AB'nin yoksulları, özellikle de Romanya, Bulgaristan, Polonya, Macaristan, hatta Portekiz ve İtalya gibi görece yoksullar için, Berlin tüm mutsuzlukların kaynağı. Örneğin Bulgaristan ve Romanya'daki umutsuz/çıkışsız bir yoksullaşmanın pençesindeki kitleler, genç ve asıl önemlisi yetişkin işgücünün, nitelikli uzmanlarının ülkeyi terk edip Londra, Paris Berlin'e açılmasından, sandıktan aşırı sağ çıkararak intikam alıyor. İlliberal demokrasi, AB Almanyası'nın neoliberal nobranlığına bir yanıt. 

Biraz da bu nedenle, çevresi düşmanlarla çevrili Berlin, üzerinde uzandığı avro/dolar dağlarının keyfini süremiyor. Almanya'da, Nazi iktidarını çağıran bir yeni Weimar Cumhuriyeti döneminin açılıp açılmadığı tartışılıyor. Her durumda, yoksullar kadar AB'nin en zenginleri de bir siyasi çıkışsızlık içinde. 

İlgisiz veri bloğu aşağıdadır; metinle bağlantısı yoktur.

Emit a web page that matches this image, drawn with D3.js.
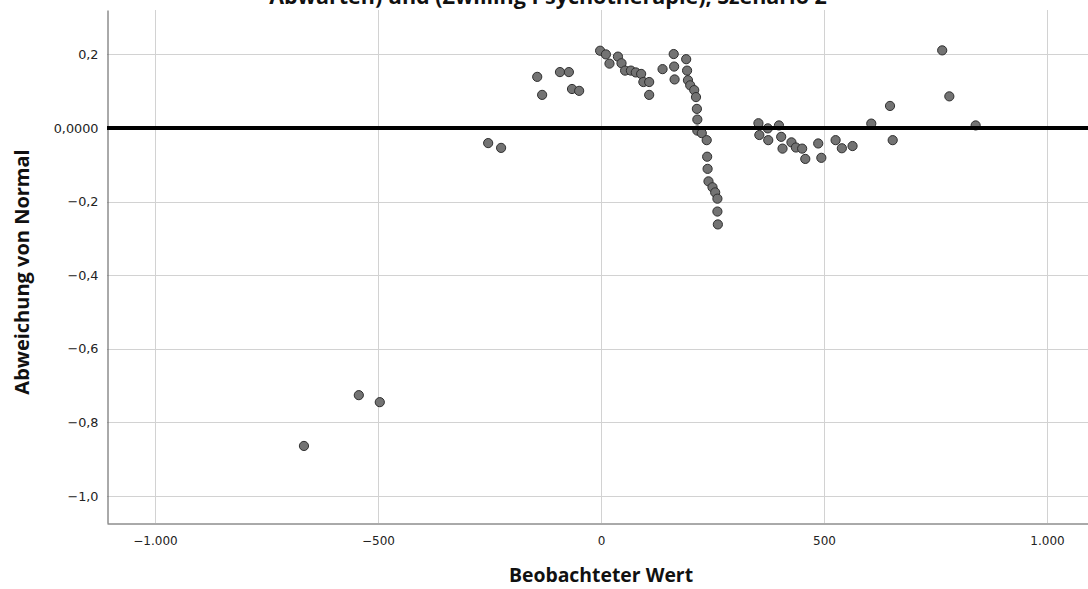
<!DOCTYPE html>
<html>
<head>
<meta charset="utf-8">
<script src="https://cdn.jsdelivr.net/npm/d3@7"></script>
<style>
  body { margin: 0; background: #fff; }
  svg { display: block; }
</style>
</head>
<body>
<svg width="1088" height="589"></svg>
<script>
var observed = [-666, -543, -496, -253, -224, -143, -132, -92, -72, -65, -49,
  -2, 11, 19, 38, 46, 54, 67, 78, 90, 95, 108, 108, 138, 163, 164, 165,
  191, 193, 195, 200, 209, 213, 215, 216, 216, 226, 237, 238, 239, 241, 250, 256, 261, 261, 262,
  353, 355, 374, 375, 399, 404, 407, 427, 437, 451, 458, 487, 494, 526, 540, 564,
  606, 648, 654, 765, 781, 840];
var deviation = [-0.864, -0.726, -0.745, -0.041, -0.054, 0.139, 0.090, 0.152, 0.152, 0.106, 0.101,
  0.210, 0.200, 0.175, 0.194, 0.176, 0.156, 0.156, 0.151, 0.147, 0.125, 0.125, 0.090, 0.160, 0.201, 0.167, 0.132,
  0.187, 0.156, 0.130, 0.116, 0.103, 0.084, 0.052, 0.023, -0.007, -0.014, -0.033, -0.078, -0.111, -0.145, -0.161, -0.175, -0.192, -0.227, -0.262,
  0.013, -0.019, -0.001, -0.033, 0.007, -0.024, -0.056, -0.039, -0.053, -0.056, -0.084, -0.042, -0.081, -0.033, -0.055, -0.049,
  0.012, 0.060, -0.033, 0.211, 0.086, 0.007];

var xTicks = [-1000, -500, 0, 500, 1000];
var xTickLabels = ["\u22121.000", "\u2212500", "0", "500", "1.000"];
var yTicks = [0.2, 0, -0.2, -0.4, -0.6, -0.8, -1.0];
var yTickLabels = ["0,2", "0,0000", "\u22120,2", "\u22120,4", "\u22120,6", "\u22120,8", "\u22121,0"];

var title = "Abwarten) und (Zwilling Psychotherapie), Szenario 2";
var xTitle = "Beobachteter Wert";
var yTitle = "Abweichung von Normal";

function main(){
var svg = d3.select("svg"),
    left = 107, right = 1088, top = 10, bottom = 523;

var x = d3.scaleLinear().domain([-1107.6, 1091.9]).range([left, right]);
var y = d3.scaleLinear().domain([0.3207, -1.0734]).range([top, bottom]);

var tickFont = "'DejaVu Sans', sans-serif";
var titleFont = "'Open Sans', sans-serif";

// grid
var grid = svg.append("g").attr("stroke", "#d2d2d2").attr("stroke-width", 1);
grid.selectAll("line.v").data(xTicks).enter().append("line")
    .attr("x1", function(d) { return Math.round(x(d)) + 0.5; })
    .attr("x2", function(d) { return Math.round(x(d)) + 0.5; })
    .attr("y1", top).attr("y2", bottom);
grid.selectAll("line.h").data(yTicks).enter().append("line")
    .attr("y1", function(d) { return Math.round(y(d)) + 0.5; })
    .attr("y2", function(d) { return Math.round(y(d)) + 0.5; })
    .attr("x1", left).attr("x2", right);

// axes
var xAxis = d3.axisBottom(x).tickValues(xTicks).tickSize(0).tickPadding(13)
    .tickFormat(function(d, i) { return xTickLabels[i]; });
var yAxis = d3.axisLeft(y).tickValues(yTicks).tickSize(0).tickPadding(9)
    .tickFormat(function(d, i) { return yTickLabels[i]; });

var gx = svg.append("g").attr("transform", "translate(0," + (bottom + 0.5) + ")").call(xAxis);
var gy = svg.append("g").attr("transform", "translate(" + (left + 0.5) + ",0)").call(yAxis);
gx.selectAll("text").attr("font-size", 12);
gy.selectAll("text").attr("font-size", 12.8);
[gx, gy].forEach(function(g) {
  g.select(".domain").attr("stroke", "#555");
  g.selectAll("text").attr("font-family", tickFont).attr("fill", "#222");
});

// points
svg.append("g").selectAll("circle")
    .data(observed.map(function(d, i) { return [d, deviation[i]]; }))
    .enter().append("circle")
    .attr("cx", function(d) { return x(d[0]); })
    .attr("cy", function(d) { return y(d[1]); })
    .attr("r", 4.6)
    .attr("fill", "#737373")
    .attr("stroke", "#2f2f2f")
    .attr("stroke-width", 1);

// zero reference line
svg.append("line")
    .attr("x1", left).attr("x2", right)
    .attr("y1", y(0)).attr("y2", y(0))
    .attr("stroke", "#000").attr("stroke-width", 4);

// titles
svg.append("text")
    .attr("x", 548).attr("y", 4)
    .attr("text-anchor", "middle")
    .attr("font-family", titleFont).attr("font-weight", "bold").attr("font-size", 21.5)
    .attr("fill", "#111")
    .text(title);

svg.append("text")
    .attr("x", 601).attr("y", 582)
    .attr("text-anchor", "middle")
    .attr("font-family", titleFont).attr("font-weight", "bold").attr("font-size", 19.4)
    .attr("fill", "#111")
    .text(xTitle);

svg.append("text")
    .attr("transform", "translate(29,272) rotate(-90)")
    .attr("text-anchor", "middle")
    .attr("font-family", titleFont).attr("font-weight", "bold").attr("font-size", 20)
    .attr("fill", "#111")
    .text(yTitle);
}
main()
</script>
</body>
</html>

Kısa vadede, zengin mutfağında bir sol çıkış yaşanması mümkün değil. Ama geçen yüzyılın başından beri biliyoruz biz bunu: Aslolan, zayıf halkalardır ve Türkiye, dengesi siyaseten kurulabilmiş, ama her an paramparça olabilecek bir zayıf halkadır.  Işığı zayıf halkaya tutmak, cephe gerisini ihmal etmek anlamına mı gelir? Türkiye çökerse, ki hiç öyle sürpriz falan olmayacaktır, dünya finans sisteminde büyük bir deprem tetikleyebilir. Bu, Türkiye’de enterne edilmiş birkaç milyonluk sığınmacı/göçmen ordusunun Balkanlar üzerinden zengin mutfağına yönelmesinden çok daha korkutucu bir olasılık.